Nach der Anhörung des Bundestagsrechtsausschusses bleibt offen, ob mehr als 60 Jahre nach Kriegsende auch die letzten Opfer der NS-Militärjustiz rehabilitiert werden, die sogenannten Kriegsverräter. Vier der sieben Sachverständigen – Historiker, Juristen und der 86-jährige, 1942 als Deserteur verurteilte Ludwig Baumann – sprachen sich für die Rehabilitierung aus. Der Abgeordnete Jan Korte (Linke), dessen Fraktion die Aufhebung der Urteile beantragt, zeigte sich in einem dpa-Gespräch am Dienstag zuversichtlich für den Erfolg der Initiative. Die Grünen sind skeptisch.

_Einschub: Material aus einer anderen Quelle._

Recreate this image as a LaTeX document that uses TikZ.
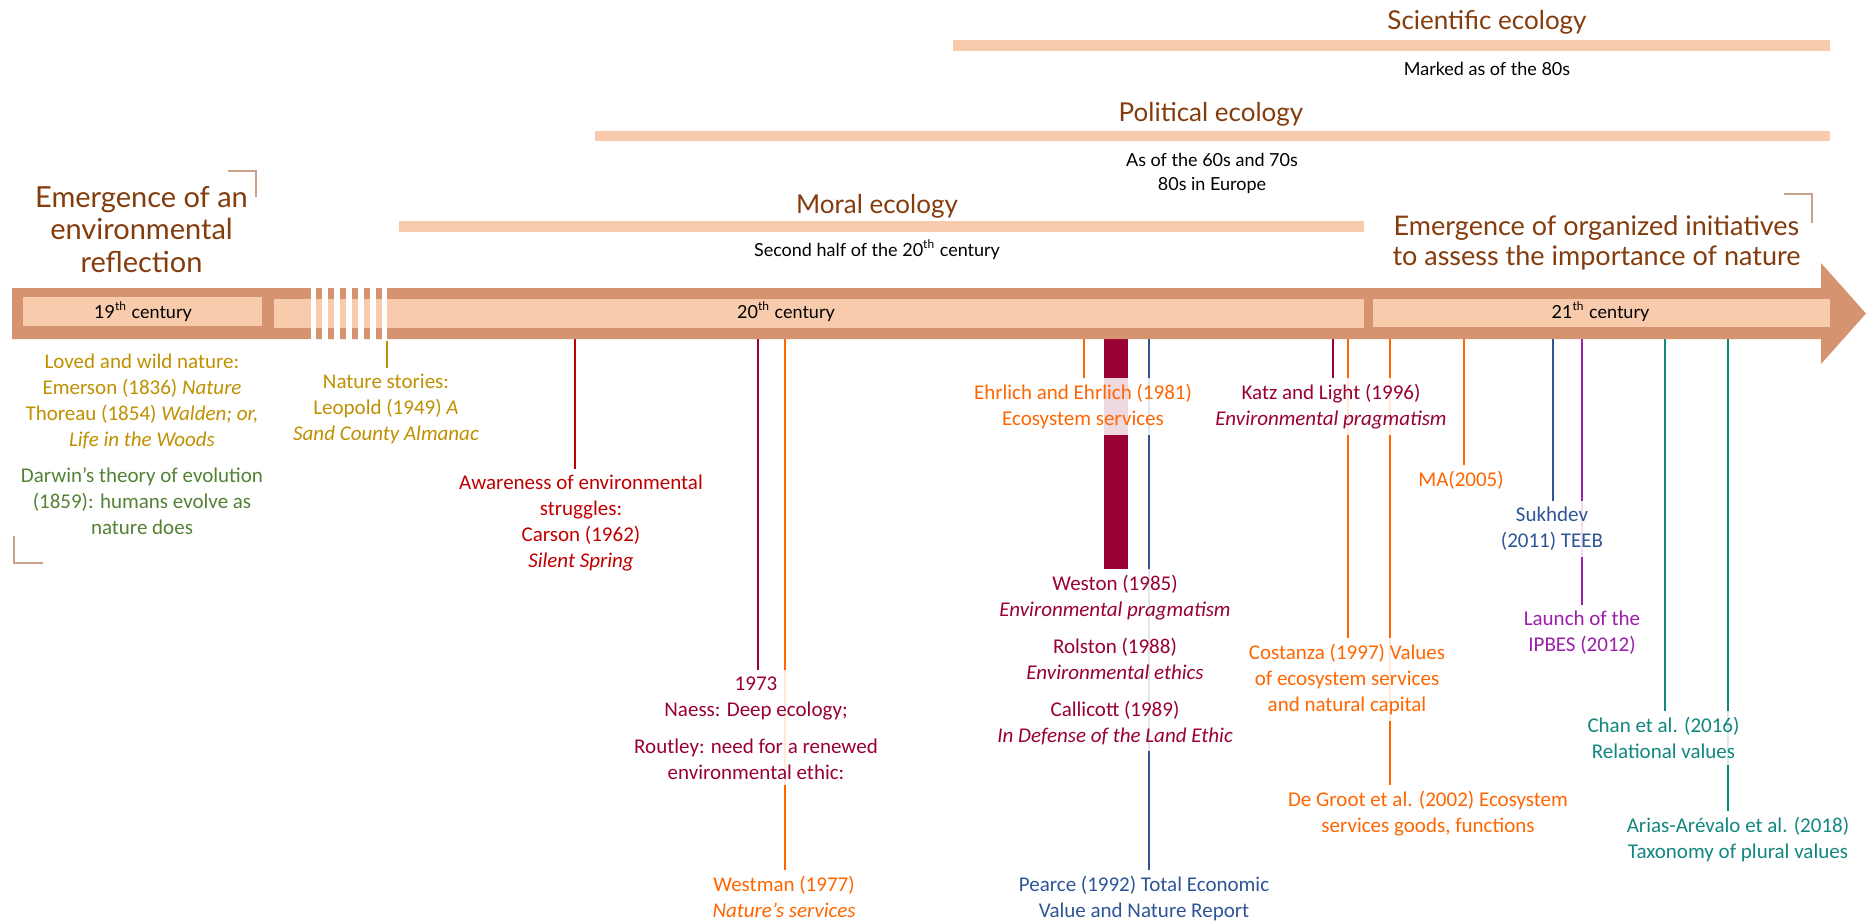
\documentclass[tikz,border=0pt]{standalone}
\usepackage{fontspec}
\setmainfont{Carlito}
\newfontfamily\headfont{Lato}
\usetikzlibrary{backgrounds}
\definecolor{barbrown}{RGB}{214,147,111}
\definecolor{bandpeach}{RGB}{248,203,173}
\definecolor{headbrown}{RGB}{132,60,12}
\definecolor{cornergrey}{RGB}{201,160,137}
\definecolor{goldtext}{RGB}{191,144,0}
\definecolor{greentext}{RGB}{84,130,53}
\definecolor{redtext}{RGB}{192,0,0}
\definecolor{maroontext}{RGB}{153,0,51}
\definecolor{orangetext}{RGB}{255,102,0}
\definecolor{bluetext}{RGB}{47,85,151}
\definecolor{purpletext}{RGB}{155,31,169}
\definecolor{tealtext}{RGB}{18,135,127}
\tikzset{
  heading/.style={font=\headfont\fontsize{13}{16}\selectfont, text=headbrown, inner sep=0pt, align=center},
  note/.style={font=\headfont\fontsize{9}{12}\selectfont, inner sep=0pt, align=center},
  event/.style={font=\fontsize{10.5}{13}\selectfont, align=center, anchor=north, inner xsep=2pt, inner ysep=3pt, fill=white, fill opacity=0.85, text opacity=1},
  evline/.style={line width=1pt},
  corner/.style={cornergrey, line width=0.6pt}
}

\begin{document}
\begin{tikzpicture}[x=0.5pt, y=-0.5pt]
    \useasboundingbox (0,0) rectangle (1870,923);
    \begin{scope}[on background layer]
        \fill [white] (0,0) rectangle (1870,923);
    \end{scope}

    % periods
    \fill [bandpeach] (953,40) rectangle (1830,51);
    \fill [bandpeach] (595,131) rectangle (1830,141);
    \fill [bandpeach] (399,221) rectangle (1364,232);
    \node [heading, anchor=base] (scientific) at (1487,29) {Scientific ecology};
    \node [note, anchor=base] (marked) at (1487,75) {Marked as of the 80s};
    \node [heading, anchor=base] (political) at (1211,121) {Political ecology};
    \node [note, anchor=north] (sixties) at (1212,153) {As of the 60s and 70s\\80s in Europe};
    \node [heading, anchor=base] (moral) at (877,213) {Moral ecology};
    \node [note, anchor=base] (secondhalf) at (877,256) {Second half of the 20\textsuperscript{th} century};
    \node [heading, anchor=north, font=\headfont\fontsize{14.5}{16.2}\selectfont] (emergence) at (141.5,186) {Emergence of an\\environmental\\reflection};
    \node [heading, anchor=north, font=\headfont\fontsize{13.5}{15.2}\selectfont] (initiatives) at (1596.5,215) {Emergence of organized initiatives\\to assess the importance of nature};
    \draw [corner] (228,171) -- (256,171) -- (256,197);
    \draw [corner] (14,536) -- (14,563) -- (43,563);
    \draw [corner] (1784,194) -- (1812,194) -- (1812,223);

    % time arrow
    \fill [barbrown] (12,288) -- (1821,288) -- (1821,263) -- (1866,313.5) -- (1821,364) -- (1821,339) -- (12,339) -- cycle;
    \fill [bandpeach] (23,297) rectangle (262,326);
    \fill [bandpeach] (274,299) rectangle (1364,328);
    \fill [bandpeach] (1373,299) rectangle (1830,327);
    \fill [white] (310.5,287) rectangle (316.3,340);
    \fill [white] (322.3,287) rectangle (328.1,340);
    \fill [white] (334.2,287) rectangle (340,340);
    \fill [white] (346,287) rectangle (351.8,340);
    \fill [white] (357.9,287) rectangle (363.7,340);
    \fill [white] (369.7,287) rectangle (375.5,340);
    \fill [white] (381.6,287) rectangle (387.4,340);
    \node [note, anchor=base] (c19) at (143,318) {19\textsuperscript{th} century};
    \node [note, anchor=base] (c20) at (786,318) {20\textsuperscript{th} century};
    \node [note, anchor=base] (c21) at (1600.5,318) {21\textsuperscript{th} century};

    % events
    \node [event, text=goldtext] (loved) at (142,348) {Loved and wild nature:\\Emerson (1836) \textit{Nature}\\Thoreau (1854) \textit{Walden; or,}\\\textit{Life in the Woods}};
    \node [event, text=greentext] (darwin) at (142,461) {Darwin’s theory of evolution\\(1859): humans evolve as\\nature does};
    \node [event, text=goldtext] (leopold) at (386,368) {Nature stories:\\Leopold (1949) \textit{A}\\\textit{Sand County Almanac}};
    \node [event, text=redtext] (carson) at (581,469) {Awareness of environmental\\struggles:\\Carson (1962)\\\textit{Silent Spring}};
    \node [event, text=maroontext] (naess) at (756,670) {1973\\Naess: Deep ecology;\\[5.5pt]Routley: need for a renewed\\environmental ethic:};
    \node [event, text=orangetext] (westman) at (784,870) {Westman (1977)\\\textit{Nature’s services}};
    \node [event, text=orangetext] (ehrlich) at (1083,378) {Ehrlich and Ehrlich (1981)\\Ecosystem services};
    \node [event, text=maroontext] (weston) at (1115,569) {Weston (1985)\\\textit{Environmental pragmatism}\\[5.5pt]Rolston (1988)\\\textit{Environmental ethics}\\[5.5pt]Callicott (1989)\\\textit{In Defense of the Land Ethic}};
    \node [event, text=bluetext] (pearce) at (1144,870) {Pearce (1992) Total Economic\\Value and Nature Report};
    \node [event, text=maroontext] (katz) at (1331,378) {Katz and Light (1996)\\\textit{Environmental pragmatism}};
    \node [event, text=orangetext] (costanza) at (1347,638) {Costanza (1997) Values\\of ecosystem services\\and natural capital};
    \node [event, text=orangetext] (degroot) at (1428,785) {De Groot et al. (2002) Ecosystem\\services goods, functions};
    \node [event, text=orangetext] (ma) at (1461,465) {MA(2005)};
    \node [event, text=bluetext] (sukhdev) at (1552,501) {Sukhdev\\(2011) TEEB};
    \node [event, text=purpletext] (ipbes) at (1582,605) {Launch of the\\IPBES (2012)};
    \node [event, text=tealtext] (chan) at (1663.5,711) {Chan et al. (2016)\\Relational values};
    \node [event, text=tealtext] (arias) at (1738,811) {Arias-Arévalo et al. (2018)\\Taxonomy of plural values};

    \begin{scope}[on background layer]
        \coordinate (t-leopold) at (387,341);
        \coordinate (t-carson) at (574.7,339);
        \coordinate (t-naess) at (757.7,339);
        \coordinate (t-westman) at (784.7,339);
        \coordinate (t-ehrlich) at (1084.3,339);
        \coordinate (t-weston) at (1116,339);
        \coordinate (t-pearce) at (1149.3,339);
        \coordinate (t-katz) at (1333,339);
        \coordinate (t-costanza) at (1347.7,339);
        \coordinate (t-degroot) at (1390.3,339);
        \coordinate (t-ma) at (1463.8,339);
        \coordinate (t-sukhdev) at (1553,339);
        \coordinate (t-ipbes) at (1581.9,339);
        \coordinate (t-chan) at (1664.7,339);
        \coordinate (t-arias) at (1727.7,339);
        \draw [evline, goldtext] (t-leopold) -- (t-leopold |- leopold.north);
        \draw [evline, redtext] (t-carson) -- (t-carson |- carson.north);
        \draw [evline, maroontext] (t-naess) -- (t-naess |- naess.north);
        \draw [evline, orangetext] (t-westman) -- (t-westman |- westman.north);
        \draw [evline, orangetext] (t-ehrlich) -- (t-ehrlich |- ehrlich.north);
        \draw [maroontext, line width=12.3pt] (t-weston) -- (t-weston |- weston.north);
        \draw [evline, bluetext] (t-pearce) -- (t-pearce |- pearce.north);
        \draw [evline, maroontext] (t-katz) -- (t-katz |- katz.north);
        \draw [evline, orangetext] (t-costanza) -- (t-costanza |- costanza.north);
        \draw [evline, orangetext] (t-degroot) -- (t-degroot |- degroot.north);
        \draw [evline, orangetext] (t-ma) -- (t-ma |- ma.north);
        \draw [evline, bluetext] (t-sukhdev) -- (t-sukhdev |- sukhdev.north);
        \draw [evline, purpletext] (t-ipbes) -- (t-ipbes |- ipbes.north);
        \draw [evline, tealtext] (t-chan) -- (t-chan |- chan.north);
        \draw [evline, tealtext] (t-arias) -- (t-arias |- arias.north);
    \end{scope}
\end{tikzpicture}
\end{document}
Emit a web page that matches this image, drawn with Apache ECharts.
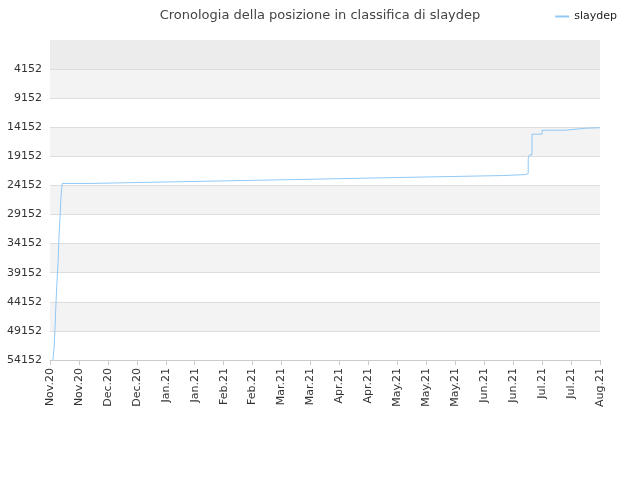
<!DOCTYPE html>
<html><head><meta charset="utf-8">
<script src="https://cdn.jsdelivr.net/npm/echarts@6/dist/echarts.min.js"></script>
<style>html,body{margin:0;padding:0}#c{width:640px;height:480px}</style>
</head><body><div id="c"></div>
<script>
// etichette asse x (una ogni ~15 giorni)
var xLabels = ['Nov.20','Nov.20','Dec.20','Dec.20','Jan.21','Jan.21','Feb.21','Feb.21','Mar.21','Mar.21',
  'Apr.21','Apr.21','May.21','May.21','May.21','Jun.21','Jun.21','Jul.21','Jul.21','Aug.21'];
// posizione in classifica, x in unità di etichetta
var posX = [0.1,0.14,0.17,0.21,0.24,0.28,0.31,0.35,0.38,0.42,1.35,3.1,4.9,6.7,8.5,10.25,12.0,13.8,15.6,16.4,16.52,16.56,16.65,17.0,17.8,18.5,19.0];
var posY = [54152,52100,49100,44000,40900,37200,33100,29200,26100,23813,23644,23470,23300,23135,22960,22790,22620,22457,22288,22118,19576,18898,15338,14661,14322,14230,14152];
var OFF = 848; // spostamento perché i tick cadano su 4152, 9152, ...

var chart = echarts.init(document.getElementById('c'), null, {renderer: 'canvas'});
var data = posX.map(function (x, i) { return [x, posY[i] + OFF]; });

chart.setOption({
    animation: false,
    title: {
        text: 'Cronologia della posizione in classifica di slaydep',
        left: 'center', top: 4,
        textStyle: {fontSize: 13, fontWeight: 'normal', color: '#444', fontFamily: 'DejaVu Sans'}
    },
    legend: {
        right: 18, top: 6, itemWidth: 14, itemHeight: 2,
        icon: 'rect',
        textStyle: {fontSize: 11, color: '#222', fontFamily: 'DejaVu Sans'},
        data: ['slaydep']
    },
    grid: {left: 50, right: 40, top: 40, bottom: 120},
    xAxis: {
        type: 'value', min: 0, max: 19, interval: 1,
        axisLine: {onZero: false, lineStyle: {color: '#ccc'}},
        axisTick: {show: true, lineStyle: {color: '#ccc'}},
        splitLine: {show: false},
        axisLabel: {
            rotate: 90, fontSize: 11, color: '#333', fontFamily: 'DejaVu Sans',
            formatter: function (v) { return xLabels[Math.round(v)] || ''; }
        }
    },
    yAxis: {
        type: 'value', inverse: true, min: 0, max: 55000, interval: 5000,
        axisLine: {show: false}, axisTick: {show: false},
        splitLine: {lineStyle: {color: '#dddddd'}},
        splitArea: {show: true, areaStyle: {color: ['#ffffff', '#f3f3f3']}},
        axisLabel: {
            fontSize: 11, color: '#333', fontFamily: 'DejaVu Sans',
            formatter: function (v) { return v <= 0 ? '' : String(v - OFF); }
        }
    },
    series: [{
        name: 'slaydep', type: 'line', step: 'end', showSymbol: false,
        data: data,
        lineStyle: {color: '#90c8f6', width: 1},
        itemStyle: {color: '#90c8f6'},
        markArea: {silent: true, itemStyle: {color: '#ececec'}, data: [[{yAxis: 0}, {yAxis: 5000}]]}
    }]
});
</script></body></html>
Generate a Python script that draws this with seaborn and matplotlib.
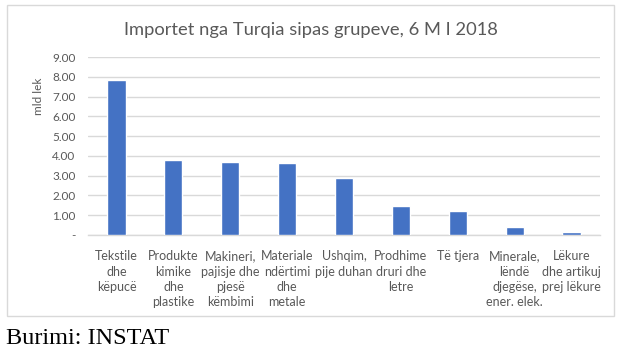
import matplotlib
matplotlib.use("Agg")
import matplotlib.pyplot as plt
import seaborn as sns
import pandas as pd
from matplotlib.patches import Rectangle

# data (mld lek)
categories = [
    "Tekstile\ndhe\nkëpucë",
    "Produkte\nkimike\ndhe\nplastike",
    "Makineri,\npajisje dhe\npjesë\nkëmbimi",
    "Materiale\nndërtimi\ndhe\nmetale",
    "Ushqim,\npije duhan",
    "Prodhime\ndruri dhe\nletre",
    "Të tjera",
    "Minerale,\nlëndë\ndjegëse,\nener. elek.",
    "Lëkure\ndhe artikuj\nprej lëkure",
]
values = [7.85, 3.81, 3.67, 3.64, 2.86, 1.47, 1.19, 0.41, 0.15]
yticks = [0, 1, 2, 3, 4, 5, 6, 7, 8, 9]
ytick_labels = ["-", "1.00", "2.00", "3.00", "4.00", "5.00", "6.00", "7.00", "8.00", "9.00"]

df = pd.DataFrame({"grupi": categories, "vlera": values})

sns.set_theme(style="white")
plt.rcParams["font.family"] = ["Lato", "DejaVu Sans"]

txt = "#595959"
grid = "#d9d9d9"

fig = plt.figure(figsize=(6.33, 3.61), dpi=100)
W, H = 633, 361
ax = fig.add_axes([88 / W, 1 - 235 / H, (600 - 88) / W, (235 - 57) / H])

sns.barplot(data=df, x="grupi", y="vlera", color="#4472C4", width=0.32,
            saturation=1, ax=ax, zorder=3)

ax.set_ylim(0, 9)
ax.set_xlim(-0.5, len(categories) - 0.5)
ax.set_yticks(yticks)
ax.set_yticklabels(ytick_labels, color=txt, fontsize=8.5)
ax.set_xticks(range(len(categories)))
ax.set_xticklabels(categories, color=txt, fontsize=9, linespacing=1.33, va="top")
ax.tick_params(axis="y", length=0, pad=9)
ax.tick_params(axis="x", length=0, pad=11)
ax.yaxis.grid(True, color=grid, linewidth=1, zorder=0)
ax.set_axisbelow(True)
for s in ["top", "right", "left"]:
    ax.spines[s].set_visible(False)
ax.spines["bottom"].set_color(grid)
ax.spines["bottom"].set_linewidth(1)
ax.set_xlabel("")
ax.set_ylabel("")

fig.text(38 / W, 1 - 96 / H, "mld lek", rotation=90, ha="center", va="center",
         color=txt, fontsize=8.5)
fig.text(311 / W, 1 - 30 / H, "Importet nga Turqia sipas grupeve, 6 M I 2018",
         ha="center", va="center", color=txt, fontsize=13.2)

# outer chart frame
fig.patches.append(Rectangle((7 / W, 1 - 316 / H), (614 - 7) / W, (316 - 5) / H,
                             transform=fig.transFigure, fill=False,
                             edgecolor=grid, linewidth=1))

fig.text(6 / W, 1 - 339 / H, "Burimi: INSTAT", ha="left", va="center",
         family="Liberation Serif", fontsize=17.5, color="black")

fig.savefig("out.png", dpi=100)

Als "Kriegsverräter“ wurden vor allem in den letzten Kriegsjahren viele meist einfache Soldaten verurteilt. Dabei genügte es der NS-Justiz für ein Todesurteile schon, wenn sie sich privat kritisch über das Regime geäußert, ausländische Sender gehört oder auch nur in Frankreich mit einem emigrierten deutschen Kommunisten gesprochen hatten. Auch die Rettung von Juden galt als "Kriegsverrat“. Die Urteile gegen Deserteure und Homosexuelle hob der Bundestag 2002 auf; für "Kriegsverräter“ steht dies noch aus.

Bei der Anhörung ging es, wie schon im Fall der Deserteure, um die Ethik der als "Kriegsverräter“ Verurteilten, um ihre Motive und die Folgen ihres Handelns. Sowohl der Mainzer Zeithistoriker Sönke Neitzel wie auch sein Kollege Rolf-Dieter Müller, wissenschaftlicher Direktor des Militärgeschichtlichen Forschungsamts der Bundeswehr (MGFA), verwiesen auf Beispiele von „klassischem Geheimnisverrat“ (Neitzel), deren Aufhebung im Einzelfall „einem Skandal gleichkäme“ (Müller). Der Freiburger Historiker Wolfram Wette, der die 33 erhaltenen Urteile des Reichskriegsgerichts gegen "Kriegsverräter“ aufgearbeitet hat, entgegnete, natürlich habe es Fälle von "Begünstigung“ der Kriegsgegner gegeben, dies sei aber nicht Gegenstand dieser Prozesse gewesen. Offensichtlich wirke bis heute die überkommene "national kodierte Stigmatisierung von Verrat beim Militär“. Deshalb habe man selbst den Offizierswiderstand – etwa des 20. Juli – erst in den 80er Jahren anerkannt.

Die Grünen, die sich seit Jahren für die Opfer von NS-Justizunrecht einsetzen, ahnen für die "Kriegsverräter“ allerdings "nichts Gutes“. Der Widerstand von Union und FDP sei unverändert, die mit der Union regierende SPD werde sich wohl "aus der Affäre ziehen“, sagte der Rechtspolitiker Wolfgang Wieland dem Tagesspiegel. Seine Fraktion sieht nach der Anhörung allerdings einen möglichen Ausweg. Die SPD hatte die Vermutung geäußert, dass die "Kriegsverräter“ womöglich durch frühere Gesetzesänderungen bereits rehabilitiert sein könnten. Das werde man nun vom Wissenschaftlichen Dienst des Bundestags prüfen lassen.